Your instructions: Everything from the line with "Write a Python" down to the line with "import pandas as pd" below must be printed exactly, those two lines included. Exclude pictures.

Available records:

=-=-=

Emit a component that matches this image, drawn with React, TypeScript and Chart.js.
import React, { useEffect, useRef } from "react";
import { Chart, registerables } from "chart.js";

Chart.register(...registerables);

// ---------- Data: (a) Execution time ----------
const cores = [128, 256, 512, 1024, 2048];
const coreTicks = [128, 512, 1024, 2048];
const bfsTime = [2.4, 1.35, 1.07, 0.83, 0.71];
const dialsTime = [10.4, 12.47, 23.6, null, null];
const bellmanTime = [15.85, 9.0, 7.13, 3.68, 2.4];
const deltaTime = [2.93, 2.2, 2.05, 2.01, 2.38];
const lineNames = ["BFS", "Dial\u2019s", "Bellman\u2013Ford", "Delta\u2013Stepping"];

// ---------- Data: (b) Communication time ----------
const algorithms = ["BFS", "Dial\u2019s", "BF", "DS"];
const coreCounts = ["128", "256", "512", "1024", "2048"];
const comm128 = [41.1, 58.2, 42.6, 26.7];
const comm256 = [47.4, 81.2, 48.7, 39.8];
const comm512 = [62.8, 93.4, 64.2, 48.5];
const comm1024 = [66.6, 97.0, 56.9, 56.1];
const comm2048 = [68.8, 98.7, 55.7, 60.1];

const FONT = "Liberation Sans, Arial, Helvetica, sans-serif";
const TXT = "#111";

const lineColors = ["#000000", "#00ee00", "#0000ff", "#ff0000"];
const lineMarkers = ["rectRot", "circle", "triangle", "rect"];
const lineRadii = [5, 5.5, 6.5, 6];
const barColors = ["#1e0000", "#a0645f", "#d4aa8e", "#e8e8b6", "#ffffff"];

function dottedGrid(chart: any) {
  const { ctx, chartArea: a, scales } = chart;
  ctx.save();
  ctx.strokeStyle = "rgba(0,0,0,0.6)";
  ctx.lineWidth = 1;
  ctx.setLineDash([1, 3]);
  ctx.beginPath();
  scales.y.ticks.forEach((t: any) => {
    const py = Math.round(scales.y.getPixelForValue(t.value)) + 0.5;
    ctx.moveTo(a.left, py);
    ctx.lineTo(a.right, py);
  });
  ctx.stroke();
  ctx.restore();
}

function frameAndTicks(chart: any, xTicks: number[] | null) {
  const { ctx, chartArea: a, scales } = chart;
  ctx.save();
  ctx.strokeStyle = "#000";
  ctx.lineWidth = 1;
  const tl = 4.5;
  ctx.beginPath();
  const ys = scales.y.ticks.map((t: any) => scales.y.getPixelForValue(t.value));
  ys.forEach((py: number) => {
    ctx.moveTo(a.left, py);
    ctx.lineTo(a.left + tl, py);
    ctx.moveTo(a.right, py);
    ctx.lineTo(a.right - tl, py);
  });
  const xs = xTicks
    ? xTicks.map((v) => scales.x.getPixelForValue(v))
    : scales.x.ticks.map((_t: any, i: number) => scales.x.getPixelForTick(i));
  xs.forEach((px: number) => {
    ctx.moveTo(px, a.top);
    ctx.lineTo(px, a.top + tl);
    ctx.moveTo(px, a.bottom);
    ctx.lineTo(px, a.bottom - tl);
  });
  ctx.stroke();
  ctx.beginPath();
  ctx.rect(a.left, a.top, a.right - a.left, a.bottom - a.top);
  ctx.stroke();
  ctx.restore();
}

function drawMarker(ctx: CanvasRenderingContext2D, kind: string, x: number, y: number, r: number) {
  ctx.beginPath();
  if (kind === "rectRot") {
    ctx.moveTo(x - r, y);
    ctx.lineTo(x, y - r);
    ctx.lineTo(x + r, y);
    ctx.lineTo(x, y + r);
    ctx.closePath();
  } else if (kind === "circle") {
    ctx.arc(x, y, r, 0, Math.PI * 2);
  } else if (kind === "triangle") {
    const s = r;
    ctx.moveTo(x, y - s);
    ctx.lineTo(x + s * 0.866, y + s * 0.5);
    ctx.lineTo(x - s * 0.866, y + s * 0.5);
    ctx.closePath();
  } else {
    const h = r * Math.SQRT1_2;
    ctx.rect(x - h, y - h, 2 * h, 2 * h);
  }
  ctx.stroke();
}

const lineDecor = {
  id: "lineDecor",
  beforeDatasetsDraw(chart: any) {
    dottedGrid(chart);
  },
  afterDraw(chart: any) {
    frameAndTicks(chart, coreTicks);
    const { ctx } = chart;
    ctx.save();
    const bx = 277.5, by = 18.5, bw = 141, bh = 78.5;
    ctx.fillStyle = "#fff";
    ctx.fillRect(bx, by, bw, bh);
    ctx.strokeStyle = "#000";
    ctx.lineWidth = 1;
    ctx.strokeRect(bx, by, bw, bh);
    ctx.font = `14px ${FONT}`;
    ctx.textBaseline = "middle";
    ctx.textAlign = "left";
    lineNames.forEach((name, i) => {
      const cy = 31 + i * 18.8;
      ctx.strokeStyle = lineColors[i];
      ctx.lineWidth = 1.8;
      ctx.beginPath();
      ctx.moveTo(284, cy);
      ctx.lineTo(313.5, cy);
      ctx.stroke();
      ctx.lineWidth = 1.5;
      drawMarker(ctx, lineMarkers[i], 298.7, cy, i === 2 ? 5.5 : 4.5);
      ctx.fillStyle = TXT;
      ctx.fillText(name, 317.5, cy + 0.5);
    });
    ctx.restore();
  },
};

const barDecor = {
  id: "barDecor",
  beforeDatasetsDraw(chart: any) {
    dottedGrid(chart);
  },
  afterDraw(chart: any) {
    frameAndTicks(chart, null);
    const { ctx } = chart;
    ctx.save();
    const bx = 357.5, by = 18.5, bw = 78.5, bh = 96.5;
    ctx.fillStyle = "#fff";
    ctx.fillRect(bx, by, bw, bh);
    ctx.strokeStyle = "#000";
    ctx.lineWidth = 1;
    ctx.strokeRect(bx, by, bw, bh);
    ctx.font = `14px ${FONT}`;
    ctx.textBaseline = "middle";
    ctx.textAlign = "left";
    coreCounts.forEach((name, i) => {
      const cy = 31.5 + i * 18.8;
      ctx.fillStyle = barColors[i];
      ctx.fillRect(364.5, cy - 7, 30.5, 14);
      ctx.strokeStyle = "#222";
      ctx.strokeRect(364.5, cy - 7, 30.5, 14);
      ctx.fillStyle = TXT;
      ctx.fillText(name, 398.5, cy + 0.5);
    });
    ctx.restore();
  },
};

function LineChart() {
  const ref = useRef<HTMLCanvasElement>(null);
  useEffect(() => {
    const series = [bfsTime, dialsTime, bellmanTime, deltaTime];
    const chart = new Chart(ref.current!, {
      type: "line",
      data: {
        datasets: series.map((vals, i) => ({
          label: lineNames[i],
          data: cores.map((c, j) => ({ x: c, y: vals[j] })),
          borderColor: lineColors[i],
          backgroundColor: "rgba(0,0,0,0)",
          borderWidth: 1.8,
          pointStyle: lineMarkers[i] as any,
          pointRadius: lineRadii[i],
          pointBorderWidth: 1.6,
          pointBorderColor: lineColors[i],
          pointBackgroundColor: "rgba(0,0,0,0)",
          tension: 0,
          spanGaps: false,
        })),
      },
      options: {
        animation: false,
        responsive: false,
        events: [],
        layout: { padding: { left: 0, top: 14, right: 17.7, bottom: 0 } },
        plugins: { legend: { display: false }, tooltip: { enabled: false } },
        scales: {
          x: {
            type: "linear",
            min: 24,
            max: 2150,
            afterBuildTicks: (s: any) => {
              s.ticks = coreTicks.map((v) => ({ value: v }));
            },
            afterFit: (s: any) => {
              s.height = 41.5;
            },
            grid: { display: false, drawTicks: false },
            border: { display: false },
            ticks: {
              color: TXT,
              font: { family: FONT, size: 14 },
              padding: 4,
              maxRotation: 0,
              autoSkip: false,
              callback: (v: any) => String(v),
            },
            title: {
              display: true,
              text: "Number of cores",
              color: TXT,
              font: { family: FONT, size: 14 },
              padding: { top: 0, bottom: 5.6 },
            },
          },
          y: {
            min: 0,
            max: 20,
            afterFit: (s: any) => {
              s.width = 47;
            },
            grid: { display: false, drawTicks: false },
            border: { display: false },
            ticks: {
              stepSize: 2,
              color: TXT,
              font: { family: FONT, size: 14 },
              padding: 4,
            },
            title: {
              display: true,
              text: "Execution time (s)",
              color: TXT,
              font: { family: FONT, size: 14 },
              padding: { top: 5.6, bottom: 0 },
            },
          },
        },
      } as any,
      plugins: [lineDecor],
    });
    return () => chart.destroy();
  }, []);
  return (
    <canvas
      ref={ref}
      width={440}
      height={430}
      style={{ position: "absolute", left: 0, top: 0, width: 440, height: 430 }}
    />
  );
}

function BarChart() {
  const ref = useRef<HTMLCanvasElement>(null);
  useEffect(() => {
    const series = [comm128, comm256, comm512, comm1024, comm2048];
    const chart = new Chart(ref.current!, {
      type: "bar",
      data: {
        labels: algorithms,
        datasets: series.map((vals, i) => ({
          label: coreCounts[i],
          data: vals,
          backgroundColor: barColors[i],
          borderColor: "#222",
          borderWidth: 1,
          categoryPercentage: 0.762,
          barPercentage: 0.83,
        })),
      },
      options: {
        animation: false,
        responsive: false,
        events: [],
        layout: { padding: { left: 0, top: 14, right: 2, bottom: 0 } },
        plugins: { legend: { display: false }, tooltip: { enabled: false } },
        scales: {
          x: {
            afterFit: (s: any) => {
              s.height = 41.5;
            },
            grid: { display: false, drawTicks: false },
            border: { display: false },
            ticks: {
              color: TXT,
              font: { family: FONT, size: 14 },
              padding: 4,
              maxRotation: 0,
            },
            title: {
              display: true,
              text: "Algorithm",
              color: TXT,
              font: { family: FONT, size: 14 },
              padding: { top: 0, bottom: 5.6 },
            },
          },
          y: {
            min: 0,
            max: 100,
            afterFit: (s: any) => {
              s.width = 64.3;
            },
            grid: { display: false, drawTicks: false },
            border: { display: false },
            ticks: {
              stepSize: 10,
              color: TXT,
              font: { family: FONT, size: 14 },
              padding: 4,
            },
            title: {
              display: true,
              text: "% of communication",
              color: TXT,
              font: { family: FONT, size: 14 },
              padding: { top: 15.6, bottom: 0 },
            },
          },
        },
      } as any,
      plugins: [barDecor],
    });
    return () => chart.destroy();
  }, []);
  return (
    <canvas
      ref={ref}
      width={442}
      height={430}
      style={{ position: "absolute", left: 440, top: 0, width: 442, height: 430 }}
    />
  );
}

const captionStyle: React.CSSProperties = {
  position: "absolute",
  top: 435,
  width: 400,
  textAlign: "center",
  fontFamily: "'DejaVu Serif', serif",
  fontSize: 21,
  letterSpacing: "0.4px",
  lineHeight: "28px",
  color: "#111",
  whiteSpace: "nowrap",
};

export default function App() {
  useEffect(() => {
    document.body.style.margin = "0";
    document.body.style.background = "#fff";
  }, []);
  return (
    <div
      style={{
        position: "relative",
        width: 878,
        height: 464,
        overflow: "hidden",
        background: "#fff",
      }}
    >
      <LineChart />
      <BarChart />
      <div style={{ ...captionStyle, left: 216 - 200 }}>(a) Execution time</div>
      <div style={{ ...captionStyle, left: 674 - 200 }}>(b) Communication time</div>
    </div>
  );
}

=-=-=

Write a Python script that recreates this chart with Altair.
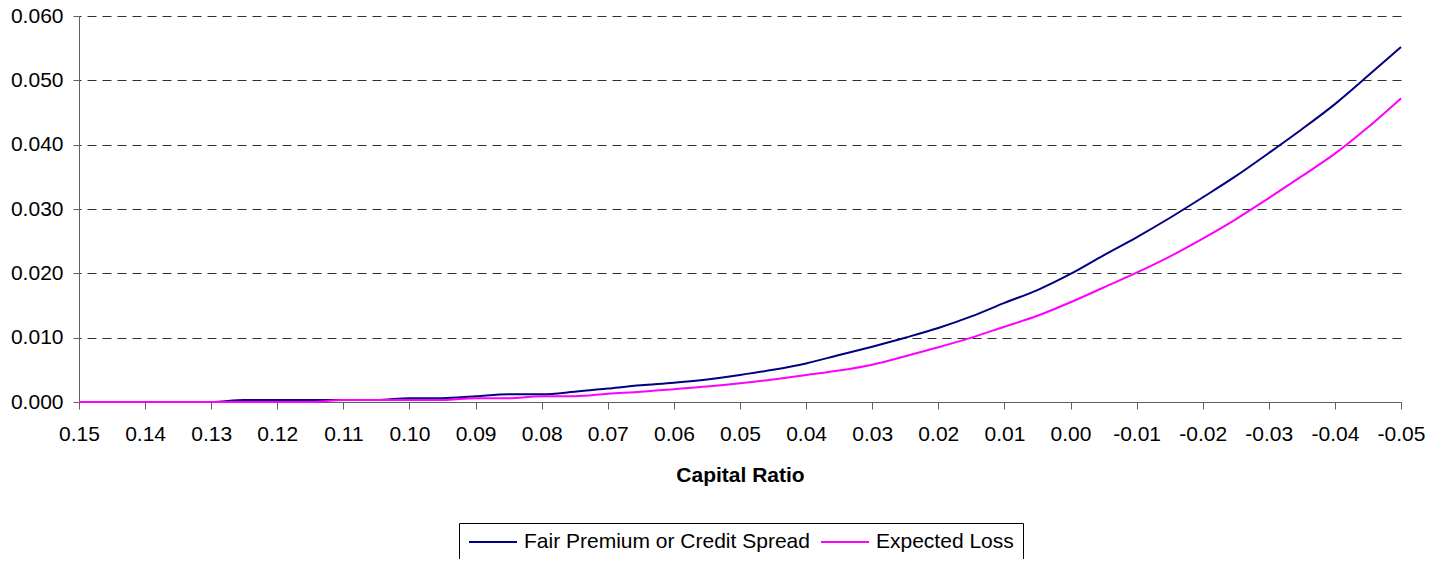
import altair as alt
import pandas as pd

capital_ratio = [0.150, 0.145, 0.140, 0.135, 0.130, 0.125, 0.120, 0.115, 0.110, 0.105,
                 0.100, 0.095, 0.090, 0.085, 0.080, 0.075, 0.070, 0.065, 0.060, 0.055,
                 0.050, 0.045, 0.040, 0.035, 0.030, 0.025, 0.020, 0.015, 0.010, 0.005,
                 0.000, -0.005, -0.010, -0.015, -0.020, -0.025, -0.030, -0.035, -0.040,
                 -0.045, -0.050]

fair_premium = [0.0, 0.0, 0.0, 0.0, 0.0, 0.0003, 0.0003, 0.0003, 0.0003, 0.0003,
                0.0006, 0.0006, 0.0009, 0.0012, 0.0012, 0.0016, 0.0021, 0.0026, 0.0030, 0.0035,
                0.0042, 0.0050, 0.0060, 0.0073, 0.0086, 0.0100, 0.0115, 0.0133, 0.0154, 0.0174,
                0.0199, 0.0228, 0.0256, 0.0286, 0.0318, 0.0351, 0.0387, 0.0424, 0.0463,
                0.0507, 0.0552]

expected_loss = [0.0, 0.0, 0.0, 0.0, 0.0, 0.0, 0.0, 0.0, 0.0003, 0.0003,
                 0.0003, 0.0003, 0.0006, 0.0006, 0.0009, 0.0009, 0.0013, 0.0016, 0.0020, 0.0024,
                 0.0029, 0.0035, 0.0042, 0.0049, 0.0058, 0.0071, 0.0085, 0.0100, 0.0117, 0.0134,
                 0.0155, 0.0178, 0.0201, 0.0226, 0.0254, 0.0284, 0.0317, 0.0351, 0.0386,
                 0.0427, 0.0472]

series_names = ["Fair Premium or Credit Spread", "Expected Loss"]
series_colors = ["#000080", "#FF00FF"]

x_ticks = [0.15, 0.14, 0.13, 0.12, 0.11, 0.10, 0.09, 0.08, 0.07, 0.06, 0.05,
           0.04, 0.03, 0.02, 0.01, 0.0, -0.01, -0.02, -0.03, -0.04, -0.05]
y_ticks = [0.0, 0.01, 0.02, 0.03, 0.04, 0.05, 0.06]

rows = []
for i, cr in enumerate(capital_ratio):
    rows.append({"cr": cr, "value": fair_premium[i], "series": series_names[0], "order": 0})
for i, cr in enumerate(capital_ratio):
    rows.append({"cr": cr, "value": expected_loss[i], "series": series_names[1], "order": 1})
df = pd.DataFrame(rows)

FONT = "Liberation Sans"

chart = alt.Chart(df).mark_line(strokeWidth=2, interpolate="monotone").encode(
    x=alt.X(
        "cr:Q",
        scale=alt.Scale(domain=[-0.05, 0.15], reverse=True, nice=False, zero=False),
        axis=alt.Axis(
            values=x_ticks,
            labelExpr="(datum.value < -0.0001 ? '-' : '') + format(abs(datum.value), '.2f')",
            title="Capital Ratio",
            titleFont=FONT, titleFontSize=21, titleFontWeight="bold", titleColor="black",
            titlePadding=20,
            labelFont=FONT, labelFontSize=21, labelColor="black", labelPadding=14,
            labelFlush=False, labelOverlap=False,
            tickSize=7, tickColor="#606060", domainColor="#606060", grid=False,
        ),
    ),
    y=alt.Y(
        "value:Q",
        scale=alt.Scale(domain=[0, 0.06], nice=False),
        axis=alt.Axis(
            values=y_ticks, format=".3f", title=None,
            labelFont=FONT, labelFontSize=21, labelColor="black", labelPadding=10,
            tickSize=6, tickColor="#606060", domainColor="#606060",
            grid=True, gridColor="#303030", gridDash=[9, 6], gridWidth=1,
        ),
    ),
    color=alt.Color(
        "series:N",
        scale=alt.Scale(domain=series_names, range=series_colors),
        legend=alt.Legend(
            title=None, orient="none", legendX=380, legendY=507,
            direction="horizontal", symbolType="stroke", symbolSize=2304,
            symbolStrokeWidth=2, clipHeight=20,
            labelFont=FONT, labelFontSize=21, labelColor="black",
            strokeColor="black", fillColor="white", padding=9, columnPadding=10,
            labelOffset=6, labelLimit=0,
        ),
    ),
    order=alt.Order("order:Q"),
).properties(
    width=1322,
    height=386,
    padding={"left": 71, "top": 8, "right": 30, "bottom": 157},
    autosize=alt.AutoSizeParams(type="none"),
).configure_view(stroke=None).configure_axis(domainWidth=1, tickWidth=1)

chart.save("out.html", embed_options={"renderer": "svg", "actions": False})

=-=-=

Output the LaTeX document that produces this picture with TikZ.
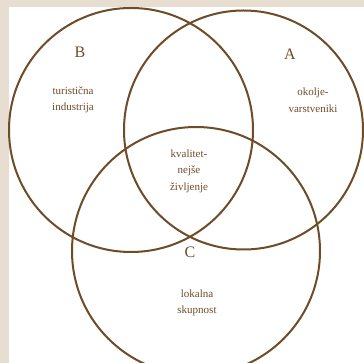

=-=-=

Written solution:
Write a Python script that recreates this chart with Altair.
import altair as alt
import pandas as pd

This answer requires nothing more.